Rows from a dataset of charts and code
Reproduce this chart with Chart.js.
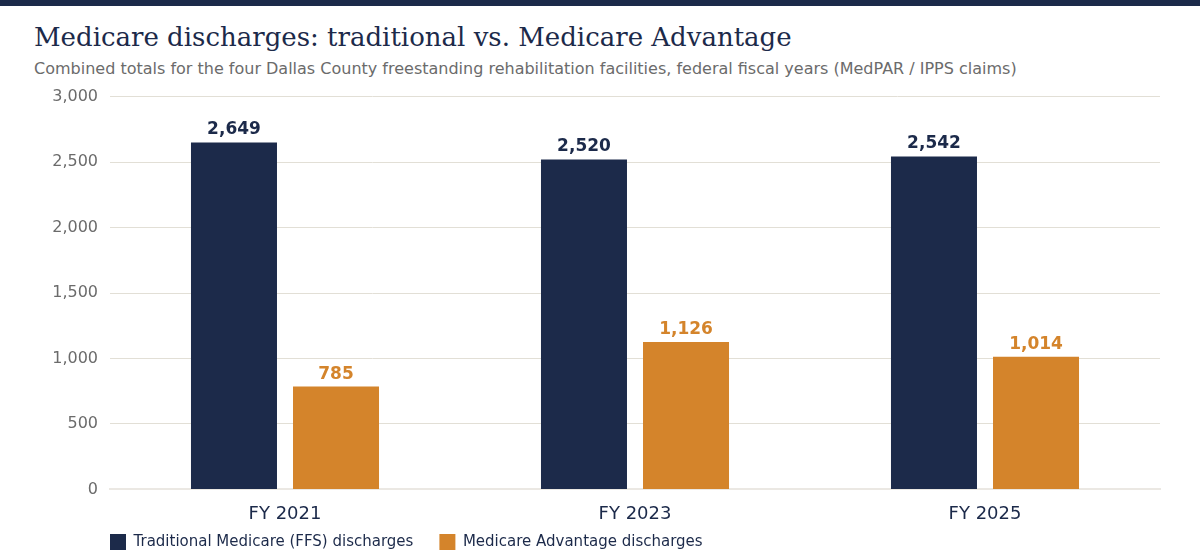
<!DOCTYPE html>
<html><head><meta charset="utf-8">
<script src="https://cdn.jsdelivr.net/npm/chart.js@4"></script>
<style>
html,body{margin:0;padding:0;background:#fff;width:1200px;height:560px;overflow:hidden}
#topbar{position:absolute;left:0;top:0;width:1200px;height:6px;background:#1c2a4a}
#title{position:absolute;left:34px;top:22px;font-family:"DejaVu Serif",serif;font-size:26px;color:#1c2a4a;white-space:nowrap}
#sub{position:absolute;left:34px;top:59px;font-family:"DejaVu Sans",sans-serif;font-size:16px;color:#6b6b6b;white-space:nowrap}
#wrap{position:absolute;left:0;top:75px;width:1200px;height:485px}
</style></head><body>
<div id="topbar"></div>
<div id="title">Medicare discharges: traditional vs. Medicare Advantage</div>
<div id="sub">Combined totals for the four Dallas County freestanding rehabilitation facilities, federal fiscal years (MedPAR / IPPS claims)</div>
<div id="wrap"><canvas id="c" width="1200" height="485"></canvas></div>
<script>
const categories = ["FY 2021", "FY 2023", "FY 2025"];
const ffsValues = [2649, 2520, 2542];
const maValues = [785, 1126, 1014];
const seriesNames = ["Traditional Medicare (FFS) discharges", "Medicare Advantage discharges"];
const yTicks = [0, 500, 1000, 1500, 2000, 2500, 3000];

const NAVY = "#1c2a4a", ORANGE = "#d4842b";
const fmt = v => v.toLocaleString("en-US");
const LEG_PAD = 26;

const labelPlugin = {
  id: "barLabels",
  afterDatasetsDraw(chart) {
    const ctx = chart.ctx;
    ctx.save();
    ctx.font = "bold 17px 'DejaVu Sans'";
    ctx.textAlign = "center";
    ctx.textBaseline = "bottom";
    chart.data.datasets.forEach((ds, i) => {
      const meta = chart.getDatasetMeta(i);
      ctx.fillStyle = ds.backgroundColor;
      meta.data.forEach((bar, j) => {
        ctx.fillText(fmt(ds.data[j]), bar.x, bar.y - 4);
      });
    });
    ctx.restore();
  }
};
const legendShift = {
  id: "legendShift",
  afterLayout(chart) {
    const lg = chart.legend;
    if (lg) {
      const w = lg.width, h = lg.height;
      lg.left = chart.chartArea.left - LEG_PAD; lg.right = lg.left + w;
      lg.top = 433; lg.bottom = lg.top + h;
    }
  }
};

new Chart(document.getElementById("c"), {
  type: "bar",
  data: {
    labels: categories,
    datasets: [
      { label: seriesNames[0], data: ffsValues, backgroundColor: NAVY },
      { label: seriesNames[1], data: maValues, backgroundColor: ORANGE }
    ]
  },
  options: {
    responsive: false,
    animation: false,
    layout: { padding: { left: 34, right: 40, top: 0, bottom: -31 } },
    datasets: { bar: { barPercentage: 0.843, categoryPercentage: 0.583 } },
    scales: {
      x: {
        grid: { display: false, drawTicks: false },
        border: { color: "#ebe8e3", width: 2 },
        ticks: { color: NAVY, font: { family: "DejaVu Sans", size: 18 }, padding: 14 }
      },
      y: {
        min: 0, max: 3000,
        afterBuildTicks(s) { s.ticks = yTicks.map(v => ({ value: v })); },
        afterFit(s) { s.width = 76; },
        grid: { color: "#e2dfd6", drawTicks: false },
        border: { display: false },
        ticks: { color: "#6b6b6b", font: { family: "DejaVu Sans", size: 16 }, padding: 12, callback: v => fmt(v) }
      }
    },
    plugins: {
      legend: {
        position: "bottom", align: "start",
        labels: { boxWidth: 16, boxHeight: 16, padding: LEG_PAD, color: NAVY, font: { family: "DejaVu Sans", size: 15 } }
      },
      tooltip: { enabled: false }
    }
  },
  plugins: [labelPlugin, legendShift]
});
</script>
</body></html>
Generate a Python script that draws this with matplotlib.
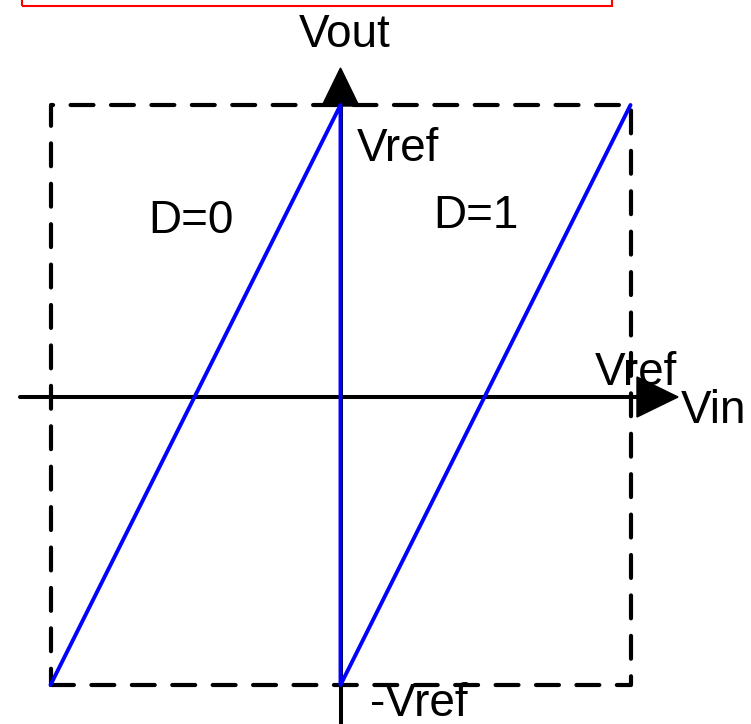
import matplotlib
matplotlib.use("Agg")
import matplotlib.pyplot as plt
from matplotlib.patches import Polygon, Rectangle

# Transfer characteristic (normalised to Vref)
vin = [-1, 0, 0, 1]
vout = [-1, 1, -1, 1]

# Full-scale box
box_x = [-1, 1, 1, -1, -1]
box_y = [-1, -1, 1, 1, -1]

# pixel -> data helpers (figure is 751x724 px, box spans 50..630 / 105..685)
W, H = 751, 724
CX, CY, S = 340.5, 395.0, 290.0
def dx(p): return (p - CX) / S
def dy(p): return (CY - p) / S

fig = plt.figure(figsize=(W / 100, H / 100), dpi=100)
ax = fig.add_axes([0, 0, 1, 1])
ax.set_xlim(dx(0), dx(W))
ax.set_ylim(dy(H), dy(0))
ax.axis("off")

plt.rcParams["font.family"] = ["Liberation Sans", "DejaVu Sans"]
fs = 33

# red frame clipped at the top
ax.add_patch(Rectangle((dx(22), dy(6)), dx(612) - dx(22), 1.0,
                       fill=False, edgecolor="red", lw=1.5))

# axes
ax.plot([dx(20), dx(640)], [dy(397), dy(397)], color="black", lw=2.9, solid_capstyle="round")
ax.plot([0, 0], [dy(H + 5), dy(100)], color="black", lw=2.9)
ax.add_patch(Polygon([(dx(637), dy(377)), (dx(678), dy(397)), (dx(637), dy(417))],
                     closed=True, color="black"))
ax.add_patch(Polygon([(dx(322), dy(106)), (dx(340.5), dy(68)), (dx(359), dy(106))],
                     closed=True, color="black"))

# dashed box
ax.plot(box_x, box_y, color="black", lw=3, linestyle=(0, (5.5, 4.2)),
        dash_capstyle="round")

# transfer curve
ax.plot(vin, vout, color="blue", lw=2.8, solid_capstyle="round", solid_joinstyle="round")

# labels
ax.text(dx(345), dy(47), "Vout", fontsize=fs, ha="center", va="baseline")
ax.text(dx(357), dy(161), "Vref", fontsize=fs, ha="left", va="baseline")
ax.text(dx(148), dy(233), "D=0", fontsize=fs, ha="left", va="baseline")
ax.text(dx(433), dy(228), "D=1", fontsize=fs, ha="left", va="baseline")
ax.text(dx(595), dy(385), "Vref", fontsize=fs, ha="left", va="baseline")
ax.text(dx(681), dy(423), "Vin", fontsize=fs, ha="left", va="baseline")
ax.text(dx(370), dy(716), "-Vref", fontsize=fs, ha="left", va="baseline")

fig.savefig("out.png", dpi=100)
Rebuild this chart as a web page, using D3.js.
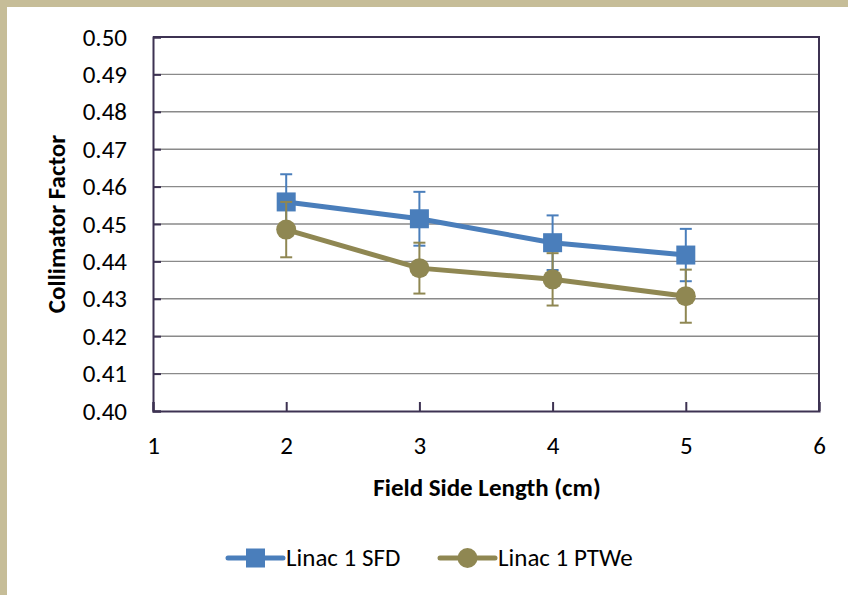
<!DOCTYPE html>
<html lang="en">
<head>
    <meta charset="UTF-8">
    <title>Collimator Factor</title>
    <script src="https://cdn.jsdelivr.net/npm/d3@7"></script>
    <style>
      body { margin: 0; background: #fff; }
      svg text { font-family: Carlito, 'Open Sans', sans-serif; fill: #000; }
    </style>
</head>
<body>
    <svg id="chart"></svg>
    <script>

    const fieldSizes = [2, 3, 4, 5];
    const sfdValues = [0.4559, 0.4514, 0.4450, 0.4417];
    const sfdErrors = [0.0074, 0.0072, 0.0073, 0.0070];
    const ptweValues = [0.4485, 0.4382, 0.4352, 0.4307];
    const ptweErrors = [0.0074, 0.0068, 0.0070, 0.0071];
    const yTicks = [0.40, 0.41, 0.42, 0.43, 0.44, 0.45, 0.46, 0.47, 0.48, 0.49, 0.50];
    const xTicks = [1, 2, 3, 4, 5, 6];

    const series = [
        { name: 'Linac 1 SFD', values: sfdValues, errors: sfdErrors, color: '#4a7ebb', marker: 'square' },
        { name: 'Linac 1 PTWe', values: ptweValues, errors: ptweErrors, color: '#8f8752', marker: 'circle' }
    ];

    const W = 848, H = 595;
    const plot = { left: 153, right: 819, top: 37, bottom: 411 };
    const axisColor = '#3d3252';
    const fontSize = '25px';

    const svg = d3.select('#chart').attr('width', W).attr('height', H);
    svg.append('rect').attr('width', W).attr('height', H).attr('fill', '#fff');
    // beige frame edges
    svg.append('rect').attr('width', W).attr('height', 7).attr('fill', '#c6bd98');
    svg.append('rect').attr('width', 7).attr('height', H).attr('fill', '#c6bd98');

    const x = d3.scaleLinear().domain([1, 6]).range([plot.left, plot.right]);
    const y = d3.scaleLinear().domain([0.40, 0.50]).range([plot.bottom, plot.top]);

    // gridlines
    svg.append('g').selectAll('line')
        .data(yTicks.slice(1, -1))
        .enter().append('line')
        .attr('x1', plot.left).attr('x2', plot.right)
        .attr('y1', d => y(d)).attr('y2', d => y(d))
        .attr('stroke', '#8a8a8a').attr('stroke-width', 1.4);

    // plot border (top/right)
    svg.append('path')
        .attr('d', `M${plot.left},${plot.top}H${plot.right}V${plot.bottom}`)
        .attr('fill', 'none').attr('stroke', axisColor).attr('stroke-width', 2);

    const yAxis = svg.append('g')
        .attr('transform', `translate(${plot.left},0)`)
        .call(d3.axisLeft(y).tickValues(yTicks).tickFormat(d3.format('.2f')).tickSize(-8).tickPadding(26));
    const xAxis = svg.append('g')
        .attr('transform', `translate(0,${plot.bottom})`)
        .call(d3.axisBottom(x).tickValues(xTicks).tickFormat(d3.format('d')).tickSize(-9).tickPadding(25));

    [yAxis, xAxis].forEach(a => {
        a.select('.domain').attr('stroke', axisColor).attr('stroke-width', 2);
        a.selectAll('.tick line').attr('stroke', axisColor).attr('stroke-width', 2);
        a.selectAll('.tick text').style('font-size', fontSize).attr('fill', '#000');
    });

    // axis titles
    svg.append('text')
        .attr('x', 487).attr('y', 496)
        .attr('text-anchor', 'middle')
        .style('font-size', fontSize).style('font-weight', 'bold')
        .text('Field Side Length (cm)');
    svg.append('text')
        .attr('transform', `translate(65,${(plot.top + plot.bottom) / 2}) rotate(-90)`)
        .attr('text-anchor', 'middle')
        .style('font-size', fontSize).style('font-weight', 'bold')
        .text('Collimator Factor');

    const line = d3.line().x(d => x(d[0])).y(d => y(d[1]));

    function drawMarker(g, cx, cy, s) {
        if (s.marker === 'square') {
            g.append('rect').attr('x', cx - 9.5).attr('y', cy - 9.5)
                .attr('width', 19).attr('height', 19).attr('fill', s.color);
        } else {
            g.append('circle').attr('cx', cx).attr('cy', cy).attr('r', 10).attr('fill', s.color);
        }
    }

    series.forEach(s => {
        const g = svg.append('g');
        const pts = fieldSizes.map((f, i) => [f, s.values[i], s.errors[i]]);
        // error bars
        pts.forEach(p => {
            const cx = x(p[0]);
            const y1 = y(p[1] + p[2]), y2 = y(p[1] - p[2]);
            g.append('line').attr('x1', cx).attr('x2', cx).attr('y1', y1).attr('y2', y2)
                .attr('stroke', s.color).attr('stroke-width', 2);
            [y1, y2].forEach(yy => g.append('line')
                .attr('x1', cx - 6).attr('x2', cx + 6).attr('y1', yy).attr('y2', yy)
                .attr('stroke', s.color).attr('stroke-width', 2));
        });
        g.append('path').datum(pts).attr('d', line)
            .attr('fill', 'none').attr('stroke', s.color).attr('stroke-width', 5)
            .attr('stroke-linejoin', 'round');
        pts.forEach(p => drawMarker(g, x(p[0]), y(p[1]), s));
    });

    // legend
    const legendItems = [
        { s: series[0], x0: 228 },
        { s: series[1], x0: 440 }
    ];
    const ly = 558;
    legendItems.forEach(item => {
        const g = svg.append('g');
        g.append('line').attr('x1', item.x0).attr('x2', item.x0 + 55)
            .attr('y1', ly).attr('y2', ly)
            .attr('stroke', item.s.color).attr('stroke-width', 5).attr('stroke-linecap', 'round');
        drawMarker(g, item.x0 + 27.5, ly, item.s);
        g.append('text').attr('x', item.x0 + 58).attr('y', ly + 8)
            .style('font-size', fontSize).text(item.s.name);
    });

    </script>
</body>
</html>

= Task objective =
Restate the data word for word from its first line through the line with "const yTicks = [0, 500, 1000, 1500, 2000, 2500, 3000];", leaving out any picture along the way.

= Response to this exercise =
Reproduce this chart with Chart.js.
<!DOCTYPE html>
<html><head><meta charset="utf-8">
<script src="https://cdn.jsdelivr.net/npm/chart.js@4"></script>
<style>
html,body{margin:0;padding:0;background:#fff;width:1200px;height:560px;overflow:hidden}
#topbar{position:absolute;left:0;top:0;width:1200px;height:6px;background:#1c2a4a}
#title{position:absolute;left:34px;top:22px;font-family:"DejaVu Serif",serif;font-size:26px;color:#1c2a4a;white-space:nowrap}
#sub{position:absolute;left:34px;top:59px;font-family:"DejaVu Sans",sans-serif;font-size:16px;color:#6b6b6b;white-space:nowrap}
#wrap{position:absolute;left:0;top:75px;width:1200px;height:485px}
</style></head><body>
<div id="topbar"></div>
<div id="title">Medicare discharges: traditional vs. Medicare Advantage</div>
<div id="sub">Combined totals for the four Dallas County freestanding rehabilitation facilities, federal fiscal years (MedPAR / IPPS claims)</div>
<div id="wrap"><canvas id="c" width="1200" height="485"></canvas></div>
<script>
const categories = ["FY 2021", "FY 2023", "FY 2025"];
const ffsValues = [2649, 2520, 2542];
const maValues = [785, 1126, 1014];
const seriesNames = ["Traditional Medicare (FFS) discharges", "Medicare Advantage discharges"];
const yTicks = [0, 500, 1000, 1500, 2000, 2500, 3000];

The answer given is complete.